The conversation was intimate but strategic. On one side sits Anthony Leuterio, the founder of the country's largest real estate brokerage network and the 2024 International Realtor of the Year, an entrepreneur who has built his career on connecting Filipinos to property. On the other sits the Leuterio family, whose matriarch Victoria D. Leuterio founded Holy Child as a modest daycare in a Gempesaw garage in 1981 and whose son, Pol Allan D. Leuterio, now serves as School President. The May 8 talks, confirmed by sources close to both parties, centered on two pillars: safeguarding the school's faith-driven educational mission and exploring real estate opportunities that could secure its financial footing for decades to come.
A School Born in a Garage, Now Eyeing University Status
To understand why the meeting matters, one must first understand what Holy Child College of Davao has become. What began as a two-classroom preparatory school has grown across four decades into a three-campus institution serving thousands of students from preschool to college. Its main campus on Jacinto Street anchors a network that now includes the Kalayaan, Green Meadows, and Trinity campuses—the latter in Cabantian alone home to over 1,000 learners.
The school's trajectory has been guided by a singular philosophy: "Every child is holy." That phrase, now embedded in the institution's identity, was articulated most recently by President Pol Allan Leuterio during his investiture in October 2025. Taking the torch from outgoing president Vikki Lou Leuterio Manalo, Pol Allan—fondly called "Sir Pugsy" by students—acknowledged he was not a career educator but had been "exposed to Holy Child since its founding" and had "seen the school's growth and the founder's heart."
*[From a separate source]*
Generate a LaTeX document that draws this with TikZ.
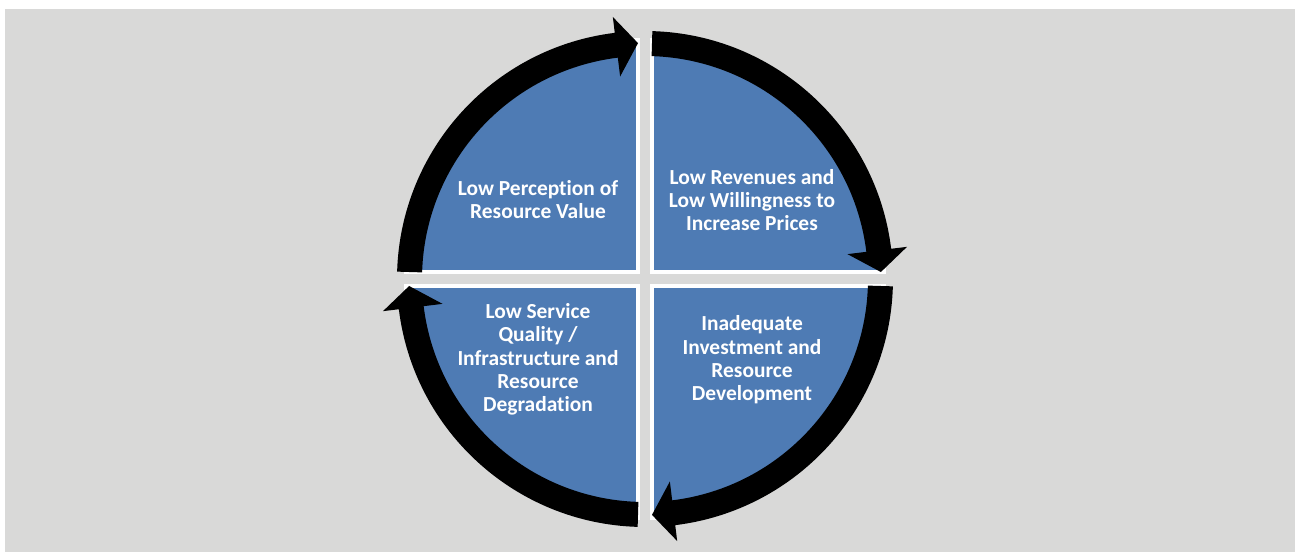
\documentclass[tikz,border=0pt]{standalone}
\usepackage{fontspec}
\setmainfont{Carlito}[Ligatures=NoCommon]
\definecolor{bg}{HTML}{D9D9D8}
\definecolor{quad}{HTML}{4E7BB4}
\begin{document}
\begin{tikzpicture}[x=0.02cm,y=0.02cm,
  quadrant/.style={fill=quad,draw=white,line width=2.2pt},
  cyclearrow/.style={fill=black},
  celltext/.style={text=white,font=\bfseries\fontsize{12.2}{13.3}\selectfont,align=center,inner sep=0pt}]
\useasboundingbox (0,0) rectangle (1295,552);
\fill[bg] (5,0) rectangle (1295,543);
\coordinate (C) at (645,273);
\begin{scope}[shift={(C)}]
  \draw[quadrant] (7,7) -- ++(232,0) arc[start angle=0,end angle=90,radius=232] -- cycle;
  \draw[quadrant] (-7,7) -- ++(0,232) arc[start angle=90,end angle=180,radius=232] -- cycle;
  \draw[quadrant] (-7,-7) -- ++(-232,0) arc[start angle=180,end angle=270,radius=232] -- cycle;
  \draw[quadrant] (7,-7) -- ++(0,-232) arc[start angle=270,end angle=360,radius=232] -- cycle;
  \foreach \s/\b/\t in {178.3/97/91.7, 88.3/7/1.7, -1.7/-83/-88.3, -91.7/-173/-178.3}
    \fill[cyclearrow] (\s:248) arc[start angle=\s,end angle=\b,radius=248] -- (\b:264) -- (\t:236) -- (\b:204) -- (\b:223) arc[start angle=\b,end angle=\s,radius=223] -- cycle;
\end{scope}
\node[celltext] (tl) at (538,352.5) {Low Perception of\\Resource Value};
\node[celltext] (tr) at (752,352) {Low Revenues and\\Low Willingness to\\Increase Prices};
\node[celltext] (bl) at (538,192.5) {Low Service\\Quality /\\Infrastructure and\\Resource\\Degradation};
\node[celltext] (br) at (752,192) {Inadequate\\Investment and\\Resource\\Development};
\end{tikzpicture}
\end{document}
Under his leadership, Holy Child has already made measurable strides in 2026. On March 3, Pol Allan led school leaders to the regional EDCOM II dialogue, engaging DepEd, CHED, and TESDA directors on the national education reform roadmap. Days later, on March 9, the school signed a Memorandum of Agreement with the Philippine National Police at Camp Catitipan, opening real-world immersion opportunities for students. The school's athletic program has also surged: its table tennis and badminton standouts dominated DAVRAA 2026, securing berths in the Palarong Pambansa. Scholarship applications—offering up to 100 percent tuition discounts—opened from April 15 to May 15, reaffirming the institution's commitment to accessibility.
Where Education Meets Real Estate
The May 8 meeting's real estate dimension is impossible to ignore against the backdrop of Davao's current property boom. Colliers Philippines reported in early May 2026 that Davao's condominium take-up rate has hit 90 percent, while the house-and-lot segment in Davao del Sur has surged to 94 percent. Lot-only projects have posted annual price appreciation as high as 16 percent. Major developers—Robinsons Land, Torre Lorenzo, Aeon Luxe—are pouring capital into the city, and the office vacancy rate sits at just 3 percent, the lowest outside Metro Manila.
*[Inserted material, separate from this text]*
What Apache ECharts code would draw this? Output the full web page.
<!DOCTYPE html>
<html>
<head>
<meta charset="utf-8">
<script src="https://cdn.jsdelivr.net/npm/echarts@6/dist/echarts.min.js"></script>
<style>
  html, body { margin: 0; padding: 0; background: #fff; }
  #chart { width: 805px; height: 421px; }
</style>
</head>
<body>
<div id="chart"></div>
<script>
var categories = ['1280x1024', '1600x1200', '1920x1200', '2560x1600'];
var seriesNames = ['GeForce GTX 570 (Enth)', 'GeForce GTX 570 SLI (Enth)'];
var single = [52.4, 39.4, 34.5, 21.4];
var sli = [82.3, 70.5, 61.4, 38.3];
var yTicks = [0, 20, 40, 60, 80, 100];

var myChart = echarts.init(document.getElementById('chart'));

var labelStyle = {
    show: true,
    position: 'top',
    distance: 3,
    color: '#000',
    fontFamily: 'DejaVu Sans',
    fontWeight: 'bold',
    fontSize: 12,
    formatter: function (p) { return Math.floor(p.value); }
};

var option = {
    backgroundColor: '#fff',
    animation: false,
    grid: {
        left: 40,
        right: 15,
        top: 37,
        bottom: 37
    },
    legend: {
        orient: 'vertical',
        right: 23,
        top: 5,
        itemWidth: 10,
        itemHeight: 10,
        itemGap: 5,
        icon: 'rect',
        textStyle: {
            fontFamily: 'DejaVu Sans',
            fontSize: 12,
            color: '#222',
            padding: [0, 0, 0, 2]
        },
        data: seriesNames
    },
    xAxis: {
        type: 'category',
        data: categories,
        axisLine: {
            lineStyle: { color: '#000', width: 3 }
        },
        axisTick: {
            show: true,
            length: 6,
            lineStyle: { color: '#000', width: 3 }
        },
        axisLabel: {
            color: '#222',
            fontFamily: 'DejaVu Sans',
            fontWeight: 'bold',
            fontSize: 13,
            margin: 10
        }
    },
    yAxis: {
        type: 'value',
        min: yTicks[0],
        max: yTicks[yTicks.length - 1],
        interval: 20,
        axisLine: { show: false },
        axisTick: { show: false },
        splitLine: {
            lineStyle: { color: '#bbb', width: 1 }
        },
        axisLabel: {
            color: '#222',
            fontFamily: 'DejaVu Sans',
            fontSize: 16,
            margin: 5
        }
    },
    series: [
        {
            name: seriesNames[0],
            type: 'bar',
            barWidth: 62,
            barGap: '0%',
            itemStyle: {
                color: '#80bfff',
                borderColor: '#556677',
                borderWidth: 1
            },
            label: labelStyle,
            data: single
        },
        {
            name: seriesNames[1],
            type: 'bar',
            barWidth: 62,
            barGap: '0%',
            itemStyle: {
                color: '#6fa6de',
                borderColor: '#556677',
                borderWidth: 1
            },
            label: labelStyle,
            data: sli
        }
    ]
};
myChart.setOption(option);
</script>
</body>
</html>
For the Leuterio family, who control significant land holdings around Holy Child's three campuses, the question is not whether to engage with this market but how. Anthony Leuterio, whose Filipino Homes network spans thousands of agents and has recently expanded into Dubai and Madrid, brings precisely the kind of institutional real estate expertise that a family-run educational institution might need when considering campus expansion, faculty housing, or income-generating commercial developments on school-adjacent properties.
The synergy runs deeper than transactional interest. Anthony Leuterio has publicly advocated for sustainable and affordable housing, often urging developers to prioritize options for local and international buyers. Those values align with a school whose mission statement promises to "empower each community of workers and students to become servant leaders." A real estate strategy built around Holy Child's campuses—whether faculty villages, student dormitories, or mixed-use developments that generate revenue for scholarships—would extend the school's ministry into the built environment that surrounds it.
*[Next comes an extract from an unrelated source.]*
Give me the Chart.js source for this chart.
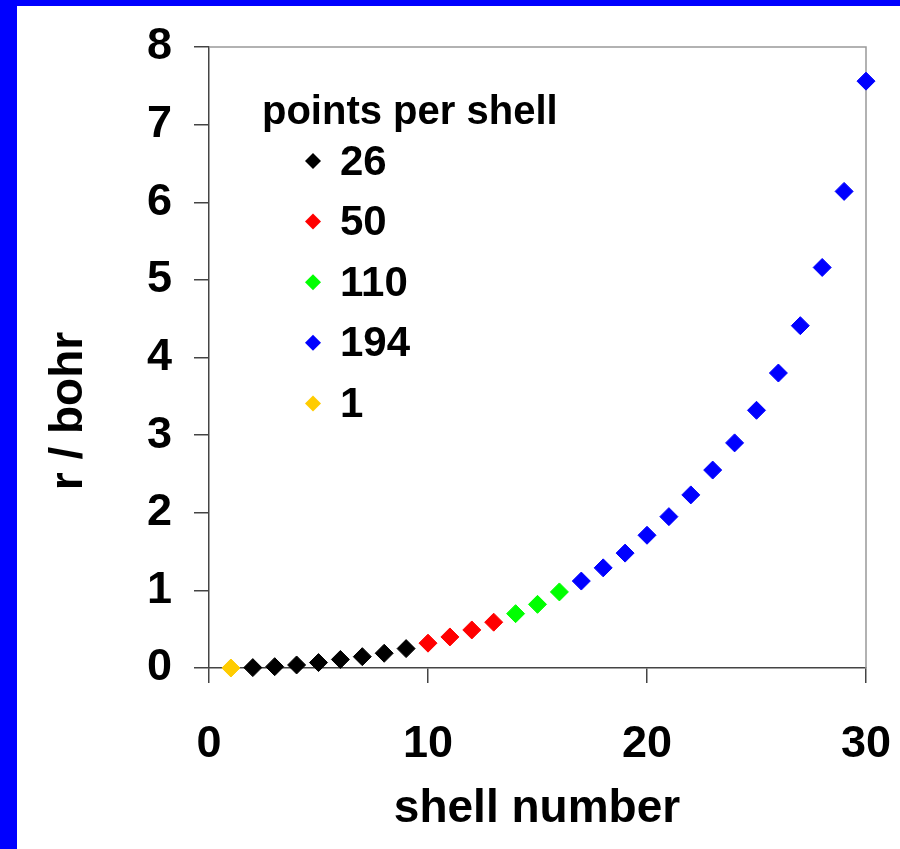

The 2030 Vision and What It Demands
Holy Child College of Davao has set an ambitious target: international university status by 2030. Achieving that will require more than academic rigor. It will demand physical infrastructure—modern laboratories, expanded libraries, upgraded sports facilities, and potentially student housing that can attract enrollees from beyond the Davao Region. The school's expansion history offers a precedent: when demand grew, the Leuterios opened new campuses. Green Meadows, which now offers preschool through college, and Trinity, which has rapidly grown to a thousand-strong student body, both represent the family's willingness to invest in physical space when mission and market align.
The May 8 talks, then, were likely not about a single transaction but about building a framework: how can the Leuterio family's real estate assets be deployed to fuel Holy Child's next phase without compromising its Christ-centered identity? Anthony Leuterio's presence suggests that whatever answer emerges, it will draw on the same blend of entrepreneurial energy and relationship-driven business that has defined his own career—a career that began, in many ways, at the same family table.